GOAL:
Report how many lines hold the word "Write"; give nothing but the number.

DATASET RECORDS:

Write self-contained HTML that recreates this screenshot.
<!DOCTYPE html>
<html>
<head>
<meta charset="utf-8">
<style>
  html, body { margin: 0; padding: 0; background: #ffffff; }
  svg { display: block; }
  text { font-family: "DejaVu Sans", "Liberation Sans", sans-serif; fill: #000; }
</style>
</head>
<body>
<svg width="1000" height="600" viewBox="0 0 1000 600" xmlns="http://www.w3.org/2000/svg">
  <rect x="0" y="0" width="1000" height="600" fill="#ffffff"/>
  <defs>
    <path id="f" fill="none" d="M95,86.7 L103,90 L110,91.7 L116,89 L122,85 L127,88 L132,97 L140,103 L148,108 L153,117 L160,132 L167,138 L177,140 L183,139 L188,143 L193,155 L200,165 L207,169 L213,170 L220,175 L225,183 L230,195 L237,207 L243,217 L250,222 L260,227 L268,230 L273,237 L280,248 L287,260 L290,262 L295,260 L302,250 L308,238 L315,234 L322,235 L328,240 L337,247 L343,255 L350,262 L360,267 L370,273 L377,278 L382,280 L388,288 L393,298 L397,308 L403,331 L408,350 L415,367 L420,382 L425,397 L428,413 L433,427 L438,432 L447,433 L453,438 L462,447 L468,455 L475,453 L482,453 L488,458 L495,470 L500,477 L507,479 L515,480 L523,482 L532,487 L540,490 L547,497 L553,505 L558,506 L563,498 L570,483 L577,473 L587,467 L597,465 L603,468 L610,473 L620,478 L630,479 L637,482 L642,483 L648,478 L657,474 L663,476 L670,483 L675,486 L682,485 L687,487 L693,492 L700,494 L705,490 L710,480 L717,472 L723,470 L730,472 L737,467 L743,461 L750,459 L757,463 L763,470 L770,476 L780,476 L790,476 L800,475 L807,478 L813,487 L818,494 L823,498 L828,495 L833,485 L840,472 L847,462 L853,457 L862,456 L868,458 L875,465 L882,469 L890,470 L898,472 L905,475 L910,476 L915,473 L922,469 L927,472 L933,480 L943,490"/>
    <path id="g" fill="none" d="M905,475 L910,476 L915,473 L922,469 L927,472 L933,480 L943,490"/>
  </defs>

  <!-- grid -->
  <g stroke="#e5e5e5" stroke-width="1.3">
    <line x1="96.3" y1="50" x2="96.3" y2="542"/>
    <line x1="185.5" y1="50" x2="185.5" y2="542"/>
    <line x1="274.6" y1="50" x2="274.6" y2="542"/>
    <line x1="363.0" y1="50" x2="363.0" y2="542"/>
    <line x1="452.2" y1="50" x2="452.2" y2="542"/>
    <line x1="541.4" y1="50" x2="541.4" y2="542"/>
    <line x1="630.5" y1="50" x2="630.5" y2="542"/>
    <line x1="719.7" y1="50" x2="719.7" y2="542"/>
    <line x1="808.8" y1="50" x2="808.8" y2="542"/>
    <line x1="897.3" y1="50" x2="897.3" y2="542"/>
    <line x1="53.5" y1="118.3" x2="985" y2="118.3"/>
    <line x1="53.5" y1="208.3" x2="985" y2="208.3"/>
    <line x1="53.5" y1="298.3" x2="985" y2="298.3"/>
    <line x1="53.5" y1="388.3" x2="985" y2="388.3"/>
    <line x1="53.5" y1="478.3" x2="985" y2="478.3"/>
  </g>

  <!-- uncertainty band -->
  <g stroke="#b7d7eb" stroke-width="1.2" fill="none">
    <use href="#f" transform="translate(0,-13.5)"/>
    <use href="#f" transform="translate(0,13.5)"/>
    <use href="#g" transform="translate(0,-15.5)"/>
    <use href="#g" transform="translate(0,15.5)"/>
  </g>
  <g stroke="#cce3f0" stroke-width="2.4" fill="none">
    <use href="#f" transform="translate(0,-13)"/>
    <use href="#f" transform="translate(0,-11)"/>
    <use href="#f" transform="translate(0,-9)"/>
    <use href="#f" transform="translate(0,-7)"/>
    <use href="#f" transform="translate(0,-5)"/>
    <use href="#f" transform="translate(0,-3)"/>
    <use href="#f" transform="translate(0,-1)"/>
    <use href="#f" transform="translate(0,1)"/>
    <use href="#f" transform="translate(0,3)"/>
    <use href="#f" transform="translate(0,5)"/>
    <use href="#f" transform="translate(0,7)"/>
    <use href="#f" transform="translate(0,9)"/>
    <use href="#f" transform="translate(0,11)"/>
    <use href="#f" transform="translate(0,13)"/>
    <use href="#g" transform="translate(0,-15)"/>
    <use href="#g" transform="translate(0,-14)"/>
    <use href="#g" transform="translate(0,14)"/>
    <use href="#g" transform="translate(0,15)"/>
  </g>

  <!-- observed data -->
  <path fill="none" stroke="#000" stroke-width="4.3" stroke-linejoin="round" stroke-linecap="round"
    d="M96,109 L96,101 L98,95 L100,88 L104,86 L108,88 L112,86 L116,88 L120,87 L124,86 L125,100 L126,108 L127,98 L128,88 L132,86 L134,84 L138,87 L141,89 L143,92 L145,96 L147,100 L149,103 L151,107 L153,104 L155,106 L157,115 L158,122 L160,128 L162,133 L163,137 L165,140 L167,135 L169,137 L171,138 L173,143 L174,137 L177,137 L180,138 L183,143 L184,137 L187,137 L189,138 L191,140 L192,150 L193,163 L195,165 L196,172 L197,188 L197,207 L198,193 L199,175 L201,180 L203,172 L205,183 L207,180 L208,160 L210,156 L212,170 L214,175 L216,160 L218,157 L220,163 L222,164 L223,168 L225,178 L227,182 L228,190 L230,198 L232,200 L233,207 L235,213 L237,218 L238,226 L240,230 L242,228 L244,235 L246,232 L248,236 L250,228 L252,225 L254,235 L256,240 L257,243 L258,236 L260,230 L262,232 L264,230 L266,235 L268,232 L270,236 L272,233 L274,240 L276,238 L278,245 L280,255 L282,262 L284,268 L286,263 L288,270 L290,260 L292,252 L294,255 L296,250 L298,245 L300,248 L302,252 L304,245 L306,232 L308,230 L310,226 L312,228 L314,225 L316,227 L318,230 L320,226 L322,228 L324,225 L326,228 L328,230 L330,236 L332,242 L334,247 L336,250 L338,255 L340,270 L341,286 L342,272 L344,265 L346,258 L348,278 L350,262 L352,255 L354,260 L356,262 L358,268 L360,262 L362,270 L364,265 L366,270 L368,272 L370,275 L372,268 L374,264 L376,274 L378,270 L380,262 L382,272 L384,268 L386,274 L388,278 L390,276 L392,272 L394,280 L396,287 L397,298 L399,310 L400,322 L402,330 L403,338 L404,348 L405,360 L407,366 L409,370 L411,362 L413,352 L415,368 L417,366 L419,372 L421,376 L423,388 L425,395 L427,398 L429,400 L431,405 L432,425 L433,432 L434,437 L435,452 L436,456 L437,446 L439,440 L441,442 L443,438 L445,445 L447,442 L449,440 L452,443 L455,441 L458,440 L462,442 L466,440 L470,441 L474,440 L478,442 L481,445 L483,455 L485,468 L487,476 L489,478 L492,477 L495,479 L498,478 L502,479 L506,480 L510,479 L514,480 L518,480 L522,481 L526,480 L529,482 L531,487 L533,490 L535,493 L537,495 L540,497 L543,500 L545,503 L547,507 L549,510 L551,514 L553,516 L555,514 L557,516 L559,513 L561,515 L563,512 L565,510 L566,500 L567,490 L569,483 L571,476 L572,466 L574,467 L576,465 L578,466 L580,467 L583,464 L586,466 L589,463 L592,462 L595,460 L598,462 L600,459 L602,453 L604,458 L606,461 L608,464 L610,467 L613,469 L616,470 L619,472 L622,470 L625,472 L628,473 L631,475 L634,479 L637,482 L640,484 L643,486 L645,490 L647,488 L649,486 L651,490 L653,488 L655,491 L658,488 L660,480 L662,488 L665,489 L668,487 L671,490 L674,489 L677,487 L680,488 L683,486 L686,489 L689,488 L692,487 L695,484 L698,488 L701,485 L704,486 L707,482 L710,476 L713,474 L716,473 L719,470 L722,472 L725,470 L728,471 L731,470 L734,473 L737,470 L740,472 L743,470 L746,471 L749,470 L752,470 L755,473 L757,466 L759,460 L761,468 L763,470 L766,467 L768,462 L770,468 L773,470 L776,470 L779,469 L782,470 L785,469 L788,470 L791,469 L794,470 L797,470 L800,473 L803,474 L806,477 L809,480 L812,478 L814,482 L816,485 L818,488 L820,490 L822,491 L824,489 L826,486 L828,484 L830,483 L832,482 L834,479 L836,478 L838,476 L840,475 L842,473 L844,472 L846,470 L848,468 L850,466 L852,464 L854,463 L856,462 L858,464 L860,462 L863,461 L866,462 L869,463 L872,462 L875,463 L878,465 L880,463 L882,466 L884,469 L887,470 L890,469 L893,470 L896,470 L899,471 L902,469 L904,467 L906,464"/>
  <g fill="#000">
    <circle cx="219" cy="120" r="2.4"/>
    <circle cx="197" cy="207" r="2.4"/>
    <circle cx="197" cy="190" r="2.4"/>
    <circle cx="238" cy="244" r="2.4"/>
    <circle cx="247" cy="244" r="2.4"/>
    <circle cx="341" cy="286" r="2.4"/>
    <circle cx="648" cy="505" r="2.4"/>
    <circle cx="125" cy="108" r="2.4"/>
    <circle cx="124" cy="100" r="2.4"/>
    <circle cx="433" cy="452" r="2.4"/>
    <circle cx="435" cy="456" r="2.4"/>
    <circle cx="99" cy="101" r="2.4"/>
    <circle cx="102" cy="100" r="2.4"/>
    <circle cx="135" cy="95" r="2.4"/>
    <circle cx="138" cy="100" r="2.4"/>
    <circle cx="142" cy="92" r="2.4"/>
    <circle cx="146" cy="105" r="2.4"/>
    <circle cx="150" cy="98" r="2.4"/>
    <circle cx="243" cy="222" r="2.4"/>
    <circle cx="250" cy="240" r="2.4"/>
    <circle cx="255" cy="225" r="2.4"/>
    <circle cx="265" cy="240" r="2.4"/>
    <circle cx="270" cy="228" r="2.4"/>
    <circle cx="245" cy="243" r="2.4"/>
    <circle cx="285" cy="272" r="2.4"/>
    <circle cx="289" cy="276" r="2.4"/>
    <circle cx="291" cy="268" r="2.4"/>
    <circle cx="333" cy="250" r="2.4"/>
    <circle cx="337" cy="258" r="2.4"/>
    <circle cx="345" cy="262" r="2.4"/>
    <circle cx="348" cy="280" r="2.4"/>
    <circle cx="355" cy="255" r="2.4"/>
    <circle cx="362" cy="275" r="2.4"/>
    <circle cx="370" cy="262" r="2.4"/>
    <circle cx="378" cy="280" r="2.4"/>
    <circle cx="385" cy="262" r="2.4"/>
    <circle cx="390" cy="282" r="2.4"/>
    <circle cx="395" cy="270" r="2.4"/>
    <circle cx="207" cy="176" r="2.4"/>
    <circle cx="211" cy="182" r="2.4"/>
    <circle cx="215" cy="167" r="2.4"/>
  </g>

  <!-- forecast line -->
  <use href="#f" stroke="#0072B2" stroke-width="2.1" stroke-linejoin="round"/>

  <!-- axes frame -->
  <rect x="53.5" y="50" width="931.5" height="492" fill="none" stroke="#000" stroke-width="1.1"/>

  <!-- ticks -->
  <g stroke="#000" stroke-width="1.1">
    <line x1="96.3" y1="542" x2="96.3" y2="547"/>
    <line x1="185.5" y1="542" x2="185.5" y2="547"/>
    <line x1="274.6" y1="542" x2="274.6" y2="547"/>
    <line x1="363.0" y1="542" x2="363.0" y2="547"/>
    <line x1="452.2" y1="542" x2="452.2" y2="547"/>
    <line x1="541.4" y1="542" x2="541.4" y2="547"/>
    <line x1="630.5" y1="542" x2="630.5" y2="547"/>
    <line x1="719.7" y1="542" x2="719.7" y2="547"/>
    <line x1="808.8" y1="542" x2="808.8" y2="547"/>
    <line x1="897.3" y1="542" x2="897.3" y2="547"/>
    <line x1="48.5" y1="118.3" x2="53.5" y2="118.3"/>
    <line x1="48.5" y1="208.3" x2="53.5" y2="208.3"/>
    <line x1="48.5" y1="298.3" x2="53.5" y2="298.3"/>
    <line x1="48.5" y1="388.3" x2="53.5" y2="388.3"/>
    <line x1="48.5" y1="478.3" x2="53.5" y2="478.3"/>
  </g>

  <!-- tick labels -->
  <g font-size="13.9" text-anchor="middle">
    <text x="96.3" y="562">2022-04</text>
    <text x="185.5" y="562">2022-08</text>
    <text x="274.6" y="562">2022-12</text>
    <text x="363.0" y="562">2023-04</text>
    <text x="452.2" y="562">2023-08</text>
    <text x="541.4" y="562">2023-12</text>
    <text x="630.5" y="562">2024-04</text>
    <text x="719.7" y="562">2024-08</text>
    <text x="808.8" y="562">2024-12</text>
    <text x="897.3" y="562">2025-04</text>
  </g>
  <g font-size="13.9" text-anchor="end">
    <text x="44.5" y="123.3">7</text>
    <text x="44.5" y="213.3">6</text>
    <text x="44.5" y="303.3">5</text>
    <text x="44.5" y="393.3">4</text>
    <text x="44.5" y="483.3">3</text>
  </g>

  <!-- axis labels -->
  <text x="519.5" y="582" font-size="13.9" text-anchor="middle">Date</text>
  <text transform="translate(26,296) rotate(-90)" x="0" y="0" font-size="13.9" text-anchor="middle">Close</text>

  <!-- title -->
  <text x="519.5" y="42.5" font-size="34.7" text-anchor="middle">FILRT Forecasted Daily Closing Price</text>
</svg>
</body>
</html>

* * *

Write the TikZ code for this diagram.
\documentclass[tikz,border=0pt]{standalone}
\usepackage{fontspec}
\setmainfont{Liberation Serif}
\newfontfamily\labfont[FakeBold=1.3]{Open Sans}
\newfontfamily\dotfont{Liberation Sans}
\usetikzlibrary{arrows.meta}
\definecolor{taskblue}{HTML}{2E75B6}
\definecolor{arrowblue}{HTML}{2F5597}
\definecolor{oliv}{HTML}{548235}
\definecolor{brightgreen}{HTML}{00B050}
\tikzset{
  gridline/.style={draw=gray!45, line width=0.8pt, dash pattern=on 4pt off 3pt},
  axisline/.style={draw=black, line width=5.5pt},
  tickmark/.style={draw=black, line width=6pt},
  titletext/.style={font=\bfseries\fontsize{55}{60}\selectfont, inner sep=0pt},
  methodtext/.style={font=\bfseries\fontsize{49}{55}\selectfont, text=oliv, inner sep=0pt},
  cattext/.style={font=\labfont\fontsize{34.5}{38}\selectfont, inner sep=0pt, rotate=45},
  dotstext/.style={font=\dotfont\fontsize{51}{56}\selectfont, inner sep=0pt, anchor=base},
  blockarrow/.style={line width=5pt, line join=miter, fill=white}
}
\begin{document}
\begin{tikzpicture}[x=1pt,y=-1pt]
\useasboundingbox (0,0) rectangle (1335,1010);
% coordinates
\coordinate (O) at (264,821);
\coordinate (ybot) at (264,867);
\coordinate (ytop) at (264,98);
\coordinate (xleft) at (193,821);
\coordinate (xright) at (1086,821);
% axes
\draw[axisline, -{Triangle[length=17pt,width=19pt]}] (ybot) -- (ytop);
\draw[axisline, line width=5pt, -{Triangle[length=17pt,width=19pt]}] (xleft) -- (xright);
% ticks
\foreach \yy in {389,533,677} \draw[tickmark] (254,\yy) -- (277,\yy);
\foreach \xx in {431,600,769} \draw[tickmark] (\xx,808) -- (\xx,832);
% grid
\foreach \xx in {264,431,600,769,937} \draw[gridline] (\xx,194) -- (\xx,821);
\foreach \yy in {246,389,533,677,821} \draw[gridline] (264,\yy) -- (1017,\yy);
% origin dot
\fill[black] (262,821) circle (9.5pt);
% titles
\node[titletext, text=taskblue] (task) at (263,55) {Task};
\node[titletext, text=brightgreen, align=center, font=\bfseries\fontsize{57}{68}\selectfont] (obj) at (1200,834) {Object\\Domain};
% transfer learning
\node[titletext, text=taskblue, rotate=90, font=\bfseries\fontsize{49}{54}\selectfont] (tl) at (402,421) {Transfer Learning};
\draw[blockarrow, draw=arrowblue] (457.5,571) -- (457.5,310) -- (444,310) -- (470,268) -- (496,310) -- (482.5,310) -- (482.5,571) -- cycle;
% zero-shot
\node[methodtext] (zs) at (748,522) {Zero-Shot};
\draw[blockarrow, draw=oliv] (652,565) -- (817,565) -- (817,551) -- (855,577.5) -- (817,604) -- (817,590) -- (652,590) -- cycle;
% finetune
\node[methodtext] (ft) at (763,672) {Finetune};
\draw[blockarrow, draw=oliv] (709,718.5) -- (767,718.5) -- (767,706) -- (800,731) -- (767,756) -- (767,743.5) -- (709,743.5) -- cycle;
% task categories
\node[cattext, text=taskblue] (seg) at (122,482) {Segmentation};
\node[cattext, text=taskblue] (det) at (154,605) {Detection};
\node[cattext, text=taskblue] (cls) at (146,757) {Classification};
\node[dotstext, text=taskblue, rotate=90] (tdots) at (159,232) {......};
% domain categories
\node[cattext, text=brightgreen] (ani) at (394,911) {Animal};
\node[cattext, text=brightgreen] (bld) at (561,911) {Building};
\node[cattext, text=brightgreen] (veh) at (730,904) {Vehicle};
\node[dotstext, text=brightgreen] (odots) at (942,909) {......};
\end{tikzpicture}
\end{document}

WRITTEN SOLUTION:
2